#### [DATA LINES]
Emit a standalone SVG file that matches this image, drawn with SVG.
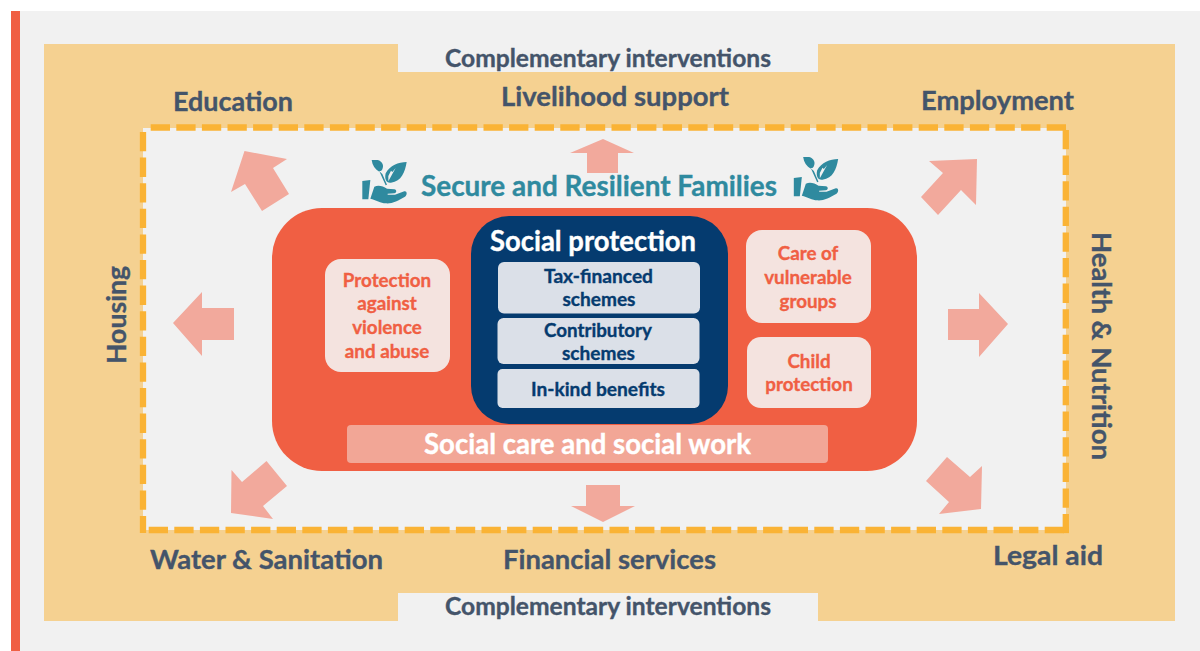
<svg xmlns="http://www.w3.org/2000/svg" width="1200" height="651" viewBox="0 0 1200 651">
<style>
text{font-family:"Lato","Noto Sans","Liberation Sans",sans-serif;font-weight:700;text-anchor:middle;stroke-width:.35px;paint-order:stroke}
.d{fill:#44546a;stroke:#44546a;font-size:27.5px}
.c{fill:#44546a;stroke:#44546a;font-size:24.6px}
.n{fill:#053b6f;stroke:#053b6f;font-size:18.8px}
.o{fill:#f05f43;stroke:#f05f43;font-size:18.8px}
.w{fill:#fff;stroke:#fff;font-size:28px}
.a{fill:#f2a99c}
.i{fill:#2f8a9f}
.p{fill:#f4e3df}
.s{fill:#dbe0e8}
.dash{fill:none;stroke:#fab335;stroke-width:6.3;stroke-dasharray:19.3 6.3}
</style>
<defs>
<g id="hand" transform="scale(.3333)">
<path class="i" d="M22 93L46 90L40 148L22 148Z"/>
<path class="i" d="M58 110C70 104 84 108 96 116L118 118C126 120 126 128 118 130L98 131L98 134L120 134L148 124C156 122 158 134 150 140C130 152 110 162 92 160C78 160 62 150 46 146Z"/>
<path class="i" d="M50 30L68 30C82 34 88 46 82 58C80 63 76 64 72 63L82 72L96 104L92 106L74 66C60 58 52 46 50 30Z"/>
<path class="i" d="M155 36C130 36 105 46 92 70C88 88 94 100 108 98C140 94 150 66 155 36Z"/>
<path d="M100 94L122 54L112 66L108 62L100 78Z" fill="#f1f1f1"/>
</g>
</defs>
<rect width="1200" height="651" fill="#fff"/>
<rect x="11" y="11" width="1189" height="640" fill="#f1f1f1"/>
<rect x="11" y="11" width="9" height="640" fill="#f05f43"/>
<rect x="44" y="44" width="1131" height="577" fill="#f5d191"/>
<rect x="398" y="44" width="420" height="28" fill="#f1f1f1"/>
<rect x="398" y="593" width="420" height="28" fill="#f1f1f1"/>
<rect x="143" y="128" width="923" height="402" fill="#f1f1f1"/>
<g id="connectors">
<path class="dash" d="M1066 127.5H149" stroke-dashoffset="0"/>
<path class="dash" d="M1065.8 130V533" style="stroke-dashoffset:0"/>
<path class="dash" d="M1064 530H146" style="stroke-dashoffset:0"/>
<path class="dash" d="M143 533V130" style="stroke-dashoffset:2.3"/>
<path d="M1063 530H1069" stroke="#fab335" stroke-width="6.3"/>
<polygon class="a" points="244.5,151 287,159 273,168 289,194 262,211 245,184 231,192"/>
<polygon class="a" points="603,139 634,153 618,153 618,173 587,173 587,153 570,153"/>
<polygon class="a" points="977,159 976,205 961,190 938,215 921,197 943,173 929,161"/>
<polygon class="a" points="173,323 202,292 202,308 234,308 234,340 202,340 202,356"/>
<polygon class="a" points="1008,324 979,293 979,309 948,309 948,340 979,340 979,357"/>
<polygon class="a" points="231.5,470 242,482 266.5,461 287,486 263,506 273,519 231,513"/>
<polygon class="a" points="603,522 571,506 586,506 586,485 620,485 620,506 635,506"/>
<polygon class="a" points="981,509 939,514 949,502 926,481 947,457 970,477 982,466"/>
</g>
<g id="labels">
<text class="d" x="233" y="111" textLength="120" lengthAdjust="spacingAndGlyphs">Education</text>
<text class="d" x="615" y="106" textLength="228" lengthAdjust="spacingAndGlyphs">Livelihood support</text>
<text class="d" x="997.500" y="110" textLength="153" lengthAdjust="spacingAndGlyphs">Employment</text>
<text class="d" transform="translate(126,315) rotate(-90)" textLength="98" lengthAdjust="spacingAndGlyphs">Housing</text>
<text class="d" transform="translate(1092,346) rotate(90)" textLength="228" lengthAdjust="spacingAndGlyphs">Health &amp; Nutrition</text>
<text class="d" x="266.500" y="569" textLength="233" lengthAdjust="spacingAndGlyphs">Water &amp; Sanitation</text>
<text class="d" x="609.500" y="569" textLength="213" lengthAdjust="spacingAndGlyphs">Financial services</text>
<text class="d" x="1048" y="565" textLength="110" lengthAdjust="spacingAndGlyphs">Legal aid</text>
<text class="c" x="608" y="67" textLength="326" lengthAdjust="spacingAndGlyphs">Complementary interventions</text>
<text class="c" x="608" y="615" textLength="326" lengthAdjust="spacingAndGlyphs">Complementary interventions</text>
</g>
<g id="secure-families">
<use href="#hand" transform="translate(355,150)"/>
<use href="#hand" transform="translate(786.500,147)"/>
<text x="599" y="196" font-size="28" fill="#2f8a9f" stroke="#2f8a9f" textLength="356" lengthAdjust="spacingAndGlyphs">Secure and Resilient Families</text>
</g>
<g id="social-care">
<rect x="272" y="208" width="645" height="263" rx="50" fill="#f05f43"/>
<rect x="347" y="425" width="481" height="38" rx="4" fill="#f2a696"/>
<text class="w" x="587.500" y="454" textLength="327" lengthAdjust="spacingAndGlyphs">Social care and social work</text>
</g>
<g id="social-protection">
<rect x="471" y="216" width="257" height="208" rx="38" fill="#053b6f"/>
<text class="w" x="593" y="250.500" textLength="206" lengthAdjust="spacingAndGlyphs">Social protection</text>
</g>
<g id="tax-financed">
<rect class="s" x="498" y="262" width="202" height="51.500" rx="6"/>
<text class="n" x="598.500" y="283" textLength="109" lengthAdjust="spacingAndGlyphs">Tax-financed</text>
<text class="n" x="599" y="306" textLength="73" lengthAdjust="spacingAndGlyphs">schemes</text>
</g>
<g id="contributory">
<rect class="s" x="497.500" y="318" width="202" height="46" rx="6"/>
<text class="n" x="598" y="337" textLength="108" lengthAdjust="spacingAndGlyphs">Contributory</text>
<text class="n" x="598.500" y="360" textLength="73" lengthAdjust="spacingAndGlyphs">schemes</text>
</g>
<g id="in-kind">
<rect class="s" x="497.500" y="369" width="202" height="39" rx="5"/>
<text class="n" x="598" y="395.500" textLength="134" lengthAdjust="spacingAndGlyphs">In-kind benefits</text>
</g>
<g id="protection-violence">
<rect class="p" x="325" y="259" width="125" height="113" rx="16"/>
<text class="o" x="387" y="287">Protection</text>
<text class="o" x="387" y="310">against</text>
<text class="o" x="387" y="334">violence</text>
<text class="o" x="387" y="358">and abuse</text>
</g>
<g id="care-vulnerable">
<rect class="p" x="746" y="230" width="125" height="93" rx="16"/>
<text class="o" x="808" y="260">Care of</text>
<text class="o" x="808" y="284">vulnerable</text>
<text class="o" x="808" y="308">groups</text>
</g>
<g id="child-protection">
<rect class="p" x="747" y="337" width="124" height="71" rx="14"/>
<text class="o" x="809" y="368">Child</text>
<text class="o" x="809" y="391">protection</text>
</g>
</svg>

#### [REQUIREMENT]
Replicate the material above verbatim; images stay out of the copy.

#### [EXPECTED OUTPUT]
Emit a standalone SVG file that matches this image, drawn with SVG.
<svg xmlns="http://www.w3.org/2000/svg" width="1200" height="651" viewBox="0 0 1200 651">
<style>
text{font-family:"Lato","Noto Sans","Liberation Sans",sans-serif;font-weight:700;text-anchor:middle;stroke-width:.35px;paint-order:stroke}
.d{fill:#44546a;stroke:#44546a;font-size:27.5px}
.c{fill:#44546a;stroke:#44546a;font-size:24.6px}
.n{fill:#053b6f;stroke:#053b6f;font-size:18.8px}
.o{fill:#f05f43;stroke:#f05f43;font-size:18.8px}
.w{fill:#fff;stroke:#fff;font-size:28px}
.a{fill:#f2a99c}
.i{fill:#2f8a9f}
.p{fill:#f4e3df}
.s{fill:#dbe0e8}
.dash{fill:none;stroke:#fab335;stroke-width:6.3;stroke-dasharray:19.3 6.3}
</style>
<defs>
<g id="hand" transform="scale(.3333)">
<path class="i" d="M22 93L46 90L40 148L22 148Z"/>
<path class="i" d="M58 110C70 104 84 108 96 116L118 118C126 120 126 128 118 130L98 131L98 134L120 134L148 124C156 122 158 134 150 140C130 152 110 162 92 160C78 160 62 150 46 146Z"/>
<path class="i" d="M50 30L68 30C82 34 88 46 82 58C80 63 76 64 72 63L82 72L96 104L92 106L74 66C60 58 52 46 50 30Z"/>
<path class="i" d="M155 36C130 36 105 46 92 70C88 88 94 100 108 98C140 94 150 66 155 36Z"/>
<path d="M100 94L122 54L112 66L108 62L100 78Z" fill="#f1f1f1"/>
</g>
</defs>
<rect width="1200" height="651" fill="#fff"/>
<rect x="11" y="11" width="1189" height="640" fill="#f1f1f1"/>
<rect x="11" y="11" width="9" height="640" fill="#f05f43"/>
<rect x="44" y="44" width="1131" height="577" fill="#f5d191"/>
<rect x="398" y="44" width="420" height="28" fill="#f1f1f1"/>
<rect x="398" y="593" width="420" height="28" fill="#f1f1f1"/>
<rect x="143" y="128" width="923" height="402" fill="#f1f1f1"/>
<g id="connectors">
<path class="dash" d="M1066 127.5H149" stroke-dashoffset="0"/>
<path class="dash" d="M1065.8 130V533" style="stroke-dashoffset:0"/>
<path class="dash" d="M1064 530H146" style="stroke-dashoffset:0"/>
<path class="dash" d="M143 533V130" style="stroke-dashoffset:2.3"/>
<path d="M1063 530H1069" stroke="#fab335" stroke-width="6.3"/>
<polygon class="a" points="244.5,151 287,159 273,168 289,194 262,211 245,184 231,192"/>
<polygon class="a" points="603,139 634,153 618,153 618,173 587,173 587,153 570,153"/>
<polygon class="a" points="977,159 976,205 961,190 938,215 921,197 943,173 929,161"/>
<polygon class="a" points="173,323 202,292 202,308 234,308 234,340 202,340 202,356"/>
<polygon class="a" points="1008,324 979,293 979,309 948,309 948,340 979,340 979,357"/>
<polygon class="a" points="231.5,470 242,482 266.5,461 287,486 263,506 273,519 231,513"/>
<polygon class="a" points="603,522 571,506 586,506 586,485 620,485 620,506 635,506"/>
<polygon class="a" points="981,509 939,514 949,502 926,481 947,457 970,477 982,466"/>
</g>
<g id="labels">
<text class="d" x="233" y="111" textLength="120" lengthAdjust="spacingAndGlyphs">Education</text>
<text class="d" x="615" y="106" textLength="228" lengthAdjust="spacingAndGlyphs">Livelihood support</text>
<text class="d" x="997.500" y="110" textLength="153" lengthAdjust="spacingAndGlyphs">Employment</text>
<text class="d" transform="translate(126,315) rotate(-90)" textLength="98" lengthAdjust="spacingAndGlyphs">Housing</text>
<text class="d" transform="translate(1092,346) rotate(90)" textLength="228" lengthAdjust="spacingAndGlyphs">Health &amp; Nutrition</text>
<text class="d" x="266.500" y="569" textLength="233" lengthAdjust="spacingAndGlyphs">Water &amp; Sanitation</text>
<text class="d" x="609.500" y="569" textLength="213" lengthAdjust="spacingAndGlyphs">Financial services</text>
<text class="d" x="1048" y="565" textLength="110" lengthAdjust="spacingAndGlyphs">Legal aid</text>
<text class="c" x="608" y="67" textLength="326" lengthAdjust="spacingAndGlyphs">Complementary interventions</text>
<text class="c" x="608" y="615" textLength="326" lengthAdjust="spacingAndGlyphs">Complementary interventions</text>
</g>
<g id="secure-families">
<use href="#hand" transform="translate(355,150)"/>
<use href="#hand" transform="translate(786.500,147)"/>
<text x="599" y="196" font-size="28" fill="#2f8a9f" stroke="#2f8a9f" textLength="356" lengthAdjust="spacingAndGlyphs">Secure and Resilient Families</text>
</g>
<g id="social-care">
<rect x="272" y="208" width="645" height="263" rx="50" fill="#f05f43"/>
<rect x="347" y="425" width="481" height="38" rx="4" fill="#f2a696"/>
<text class="w" x="587.500" y="454" textLength="327" lengthAdjust="spacingAndGlyphs">Social care and social work</text>
</g>
<g id="social-protection">
<rect x="471" y="216" width="257" height="208" rx="38" fill="#053b6f"/>
<text class="w" x="593" y="250.500" textLength="206" lengthAdjust="spacingAndGlyphs">Social protection</text>
</g>
<g id="tax-financed">
<rect class="s" x="498" y="262" width="202" height="51.500" rx="6"/>
<text class="n" x="598.500" y="283" textLength="109" lengthAdjust="spacingAndGlyphs">Tax-financed</text>
<text class="n" x="599" y="306" textLength="73" lengthAdjust="spacingAndGlyphs">schemes</text>
</g>
<g id="contributory">
<rect class="s" x="497.500" y="318" width="202" height="46" rx="6"/>
<text class="n" x="598" y="337" textLength="108" lengthAdjust="spacingAndGlyphs">Contributory</text>
<text class="n" x="598.500" y="360" textLength="73" lengthAdjust="spacingAndGlyphs">schemes</text>
</g>
<g id="in-kind">
<rect class="s" x="497.500" y="369" width="202" height="39" rx="5"/>
<text class="n" x="598" y="395.500" textLength="134" lengthAdjust="spacingAndGlyphs">In-kind benefits</text>
</g>
<g id="protection-violence">
<rect class="p" x="325" y="259" width="125" height="113" rx="16"/>
<text class="o" x="387" y="287">Protection</text>
<text class="o" x="387" y="310">against</text>
<text class="o" x="387" y="334">violence</text>
<text class="o" x="387" y="358">and abuse</text>
</g>
<g id="care-vulnerable">
<rect class="p" x="746" y="230" width="125" height="93" rx="16"/>
<text class="o" x="808" y="260">Care of</text>
<text class="o" x="808" y="284">vulnerable</text>
<text class="o" x="808" y="308">groups</text>
</g>
<g id="child-protection">
<rect class="p" x="747" y="337" width="124" height="71" rx="14"/>
<text class="o" x="809" y="368">Child</text>
<text class="o" x="809" y="391">protection</text>
</g>
</svg>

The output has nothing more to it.